Several Chinese buyers said any sales involving such a long lead time would still be very risky even with very precise, and likely also very costly, hedging. And the risk for scrap suppliers is likely even greater as most deep-sea suppliers do not regularly engage in hedging.

"The risk [associated with such large volume purchases], the cost to hedge, or even the ability to hedge large volumes, mean that most Chinese companies would not be able to facilitate these types of deals," one Chinese buyer told Argus in June after a UK cargo was heard to have been sold.

In addition, a long lead time may lead to greater cash flow pressure and typically incurs larger costs if financing is required.

Some market participants also questioned the linearity of quality inspection standards at different Chinese ports. Several added that the inspection procedures may also differ from port to port. The safer way to guarantee their scrap can clear customs is most likely for suppliers to send multiple trial cargoes in containers before eventually sending a bulk cargo.

The expectations that Chinese customs will not permit imports of HMS material — the most common seaborne scrap grade — may also dent some suppliers' appetite to sell bulk cargoes to China. Most seaborne scrap suppliers are unlikely to be capable of putting together a full 50,000t bulk cargo comprising only higher-grade obsolete scrap such as shred, bonus and P&S, or prime grade scrap, on a frequent basis in addition to sales to current regular customers.

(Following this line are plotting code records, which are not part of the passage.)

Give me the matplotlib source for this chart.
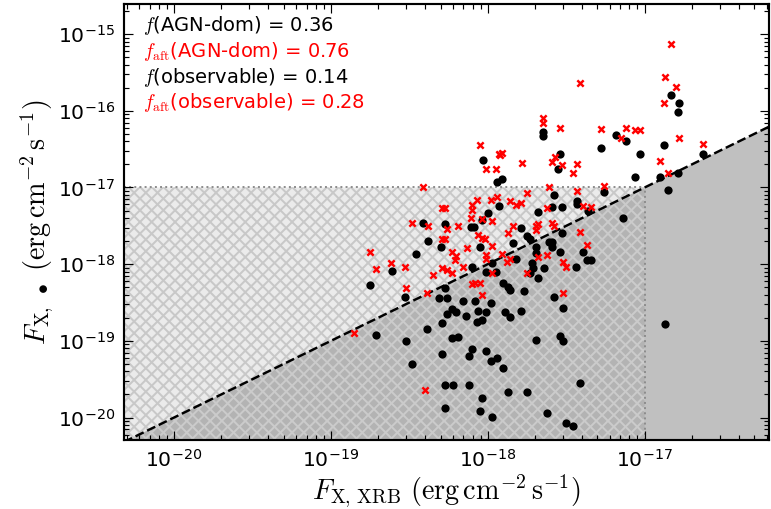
import numpy as np
import matplotlib
matplotlib.use("Agg")
import matplotlib.pyplot as plt
from matplotlib.collections import LineCollection
from matplotlib.transforms import IdentityTransform
from matplotlib.ticker import FixedLocator

plt.rcParams["mathtext.fontset"] = "cm"

# log10 fluxes (black = before, red = "aft")
blk_logx = [-18.75, -18.61, -18.71,
            -18.03, -17.94, -17.93, -18.41, -18.27, -18.11, -18.09, -18.04, -18.00, -18.38, -18.30, -18.05,
            -17.65, -17.65, -17.54, -17.55, -17.28, -17.91, -17.58, -17.43, -17.43, -17.53, -17.59, -17.68,
            -17.36, -17.79, -17.84, -17.75, -17.73, -17.61, -17.59, -17.59, -17.69, -17.53,
            -16.83, -16.78, -16.79, -17.18, -17.12, -16.88, -17.03, -16.63, -17.06, -16.90, -16.79, -16.85,
            -17.26, -17.14,
            -18.46, -18.53, -18.52, -18.48, -18.39, -18.31, -18.26, -18.27, -18.29, -18.29, -18.26, -18.23,
            -18.20, -18.23, -18.19, -18.27, -18.22, -18.27, -18.16, -18.14, -18.12, -18.12, -18.10, -18.08,
            -18.06, -18.01, -18.07, -18.04, -18.04, -18.05, -18.01, -18.10, -18.01, -17.97, -17.98, -17.97,
            -17.95, -17.90, -17.87, -17.86, -17.89, -17.86, -17.98, -17.94, -17.90, -17.87, -17.79, -17.77,
            -17.75, -17.69, -17.68, -17.72, -17.71, -17.73, -17.64, -17.62, -17.58, -17.54, -17.52, -17.52,
            -17.54, -17.44, -17.39, -17.37, -17.34, -17.41, -17.50, -17.46, -17.69, -17.82, -16.87]
blk_logy = [-18.27, -18.09, -18.92,
            -16.64, -16.93, -17.24, -17.46, -17.48, -17.51, -17.51, -17.42, -17.33, -17.70, -17.78, -17.78,
            -16.28, -16.33, -16.56, -16.76, -16.49, -16.89, -17.10, -17.18, -17.22, -17.25, -17.25, -17.32,
            -17.31, -17.53, -17.72, -17.63, -17.67, -17.71, -17.78, -17.71, -17.78, -17.59,
            -15.79, -15.90, -16.02, -16.32, -16.39, -16.45, -16.56, -16.56, -16.86, -16.86, -16.81, -17.03,
            -17.06, -17.40,
            -17.87, -18.43, -19.00, -19.30, -18.84, -18.44, -18.44, -18.31, -18.77, -19.17, -18.65, -18.58,
            -18.62, -18.96, -18.95, -19.57, -19.57, -19.87, -18.48, -18.67, -19.57, -19.20, -19.11, -18.48,
            -18.61, -18.62, -18.75, -18.73, -19.74, -19.91, -19.13, -18.04, -18.10, -17.98, -18.51, -19.99,
            -18.10, -18.25, -18.30, -18.34, -18.62, -18.69, -19.26, -19.22, -19.35, -19.67, -18.61, -18.35,
            -19.67, -18.99, -18.18, -17.98, -18.05, -18.11, -18.05, -19.94, -18.43, -18.94, -19.00, -18.57,
            -17.84, -18.04, -17.84, -17.95, -17.95, -19.55, -20.07, -20.11, -17.85, -17.93, -18.78]

red_logx = [-18.75, -18.71, -18.62, -18.85,
            -18.05, -17.93, -18.01, -17.95, -18.41, -18.07, -17.98, -17.94, -18.10, -18.29, -18.27, -18.10,
            -18.11, -18.04, -17.97, -18.48, -18.38, -18.19, -18.26, -18.06, -18.04, -18.29, -18.27, -18.02,
            -17.97, -18.13,
            -17.65, -17.65, -17.54, -17.92, -17.91, -17.78, -17.59, -17.57, -17.53, -17.43, -17.46, -17.75,
            -17.61, -17.43, -17.86, -17.82, -17.79, -17.62, -17.39, -17.34, -17.84, -17.87, -17.69, -17.68,
            -17.69, -17.59, -17.58, -17.41, -17.37,
            -16.83, -17.41, -16.87, -16.80, -16.88, -17.28, -17.12, -17.06, -17.03, -17.15, -16.78, -16.63,
            -16.90, -16.85, -17.26,
            -18.40, -17.52, -18.04, -18.10, -18.08, -18.05, -18.52, -18.39, -18.53, -18.35, -18.29, -18.26,
            -18.23, -18.16, -18.23, -18.20, -18.21, -17.97, -17.91, -17.86, -17.88, -17.75, -17.68, -17.62,
            -17.52, -17.50, -18.01, -18.01]
red_logy = [-17.84, -18.06, -17.98, -18.90,
            -16.45, -16.56, -16.76, -16.76, -16.99, -17.16, -17.16, -17.12, -17.23, -17.27, -17.27, -17.29,
            -17.40, -17.41, -17.44, -17.46, -17.50, -17.50, -17.54, -17.62, -17.66, -17.67, -17.67, -17.67,
            -17.76, -17.79,
            -16.09, -16.16, -16.22, -16.58, -16.55, -16.68, -16.67, -16.60, -16.71, -16.69, -16.81, -17.07,
            -16.99, -17.05, -17.18, -17.23, -17.20, -17.27, -17.24, -17.25, -17.50, -17.59, -17.50, -17.48,
            -17.55, -17.46, -17.50, -17.58, -17.75,
            -15.13, -15.64, -15.56, -15.69, -15.90, -16.24, -16.22, -16.25, -16.25, -16.35, -16.35, -16.43,
            -16.65, -16.81, -16.98,
            -19.64, -18.38, -18.40, -18.26, -18.25, -18.25, -18.31, -18.38, -18.04, -18.14, -18.05, -18.08,
            -18.11, -18.04, -17.84, -17.89, -17.95, -18.11, -17.87, -17.93, -17.97, -18.11, -17.91, -17.88,
            -17.97, -18.04, -17.88, -17.93]

labels = [r"$f$(AGN-dom) = 0.36", r"$f_{\rm aft}$(AGN-dom) = 0.76",
          r"$f$(observable) = 0.14", r"$f_{\rm aft}$(observable) = 0.28"]
label_colors = ["black", "red", "black", "red"]

flux_lim = 1e-17
xlim = (4.8e-21, 6.2e-17)
ylim = (5.1e-21, 2.47e-15)

fig = plt.figure(figsize=(771 / 70, 509 / 70), dpi=70)
ax = fig.add_axes([0.1608, 0.1356, 0.8366, 0.8566])
ax.set_xscale("log")
ax.set_yscale("log")
ax.set_xlim(xlim)
ax.set_ylim(ylim)


def crosshatch(poly, color, step=11.7, lw=2.0):
    # diagonal cross-hatch in pixel space, clipped to a filled region
    bb = ax.bbox
    segs = []
    span = bb.width + bb.height
    for c in np.arange(bb.x0 - bb.y1 - step, bb.x1 - bb.y0 + step, step):
        segs.append([(bb.x0, bb.x0 - c), (bb.x1, bb.x1 - c)])
    for c in np.arange(bb.x0 + bb.y0 - step, bb.x1 + bb.y1 + step, step):
        segs.append([(bb.x0, c - bb.x0), (bb.x1, c - bb.x1)])
    lc = LineCollection(segs, colors=color, linewidths=lw * 72 / 70,
                        transform=IdentityTransform(), zorder=0.6)
    ax.add_collection(lc, autolim=False)
    lc.set_clip_path(poly.get_paths()[0], poly.get_transform())


# shaded regions
xs = np.logspace(np.log10(xlim[0]), np.log10(xlim[1]), 400)
ax.fill_between(xs, ylim[0], xs, facecolor="#c0c0c0", linewidth=0, zorder=0)
xb = np.logspace(np.log10(xlim[0]), np.log10(flux_lim), 400)
upper = ax.fill_between(xb, np.maximum(xb, ylim[0]), flux_lim, facecolor="#ebebeb",
                        linewidth=0, zorder=0.5)
lower = ax.fill_between(xb, ylim[0], np.maximum(xb, ylim[0]), facecolor="#b3b3b3",
                        linewidth=0, zorder=0.5)
crosshatch(upper, "#c8c8c8")
crosshatch(lower, "#cbcbcb")
ax.plot([xlim[0], flux_lim], [flux_lim, flux_lim], ls=":", color="#8c8c8c", lw=2, zorder=1)
ax.plot([flux_lim, flux_lim], [ylim[0], flux_lim], ls=":", color="#8c8c8c", lw=2, zorder=1)

# 1:1 line
ax.plot(xlim, xlim, ls="--", color="black", lw=2.5, zorder=2)

ax.scatter(10 ** np.array(blk_logx), 10 ** np.array(blk_logy), s=72, color="black",
           linewidths=0, zorder=3)
ax.scatter(10 ** np.array(red_logx), 10 ** np.array(red_logy), s=42, marker="x",
           color="red", linewidths=2.5, zorder=4)

for i, (txt, c) in enumerate(zip(labels, label_colors)):
    ax.text(0.029, 0.95 - i * 0.059, txt, color=c, fontsize=20,
            transform=ax.transAxes, va="center", ha="left")

ax.set_xlabel(r"$F_{\rm X,\,XRB}\ (\rm erg\,cm^{-2}\,s^{-1})$", fontsize=29, labelpad=2)
ax.set_ylabel(r"$F_{\rm X,\ \bullet}\ (\rm erg\,cm^{-2}\,s^{-1})$", fontsize=29, labelpad=2)

ax.xaxis.set_major_locator(FixedLocator([1e-20, 1e-19, 1e-18, 1e-17]))
ax.yaxis.set_major_locator(FixedLocator([1e-20, 1e-19, 1e-18, 1e-17, 1e-16, 1e-15]))
ax.tick_params(which="both", direction="in", top=True, right=True, labelsize=21, width=1.2)
ax.tick_params(which="major", length=9, pad=9)
ax.tick_params(which="minor", length=5)
for sp in ax.spines.values():
    sp.set_linewidth(2.2)

fig.savefig("out.png", dpi=70)
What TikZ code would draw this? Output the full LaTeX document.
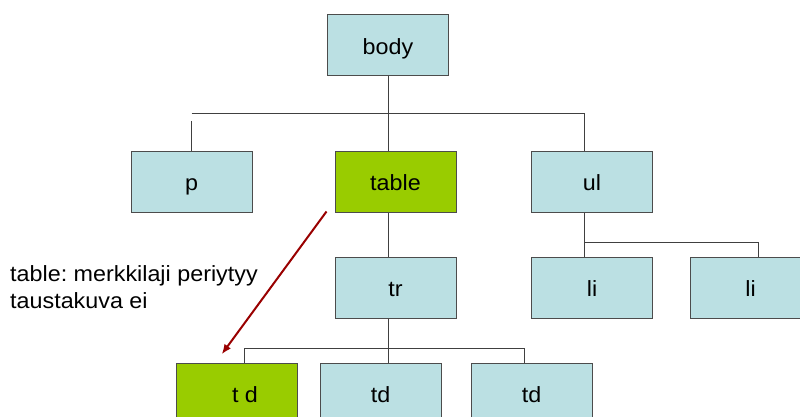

Additionally, most deep-sea cargoes that consist of only higher-grade scrap are traded at a premium relative to cargoes that also include HMS 1/2. And it is uncertain if Chinese buyers will be willing to pay a premium over other deep-sea buyers, particularly as Chinese domestic scrap this year has mostly traded at a discount compared with many other markets.

"In a nutshell, we will need to see more cargoes traded and cleared, ideally in a short period of window, to give us confidence that the new system is functioning in a way that we anticipated," one Chinese trading firm said. "We will also have to look at the delivery time, because it is limiting any arbitrage opportunity and window."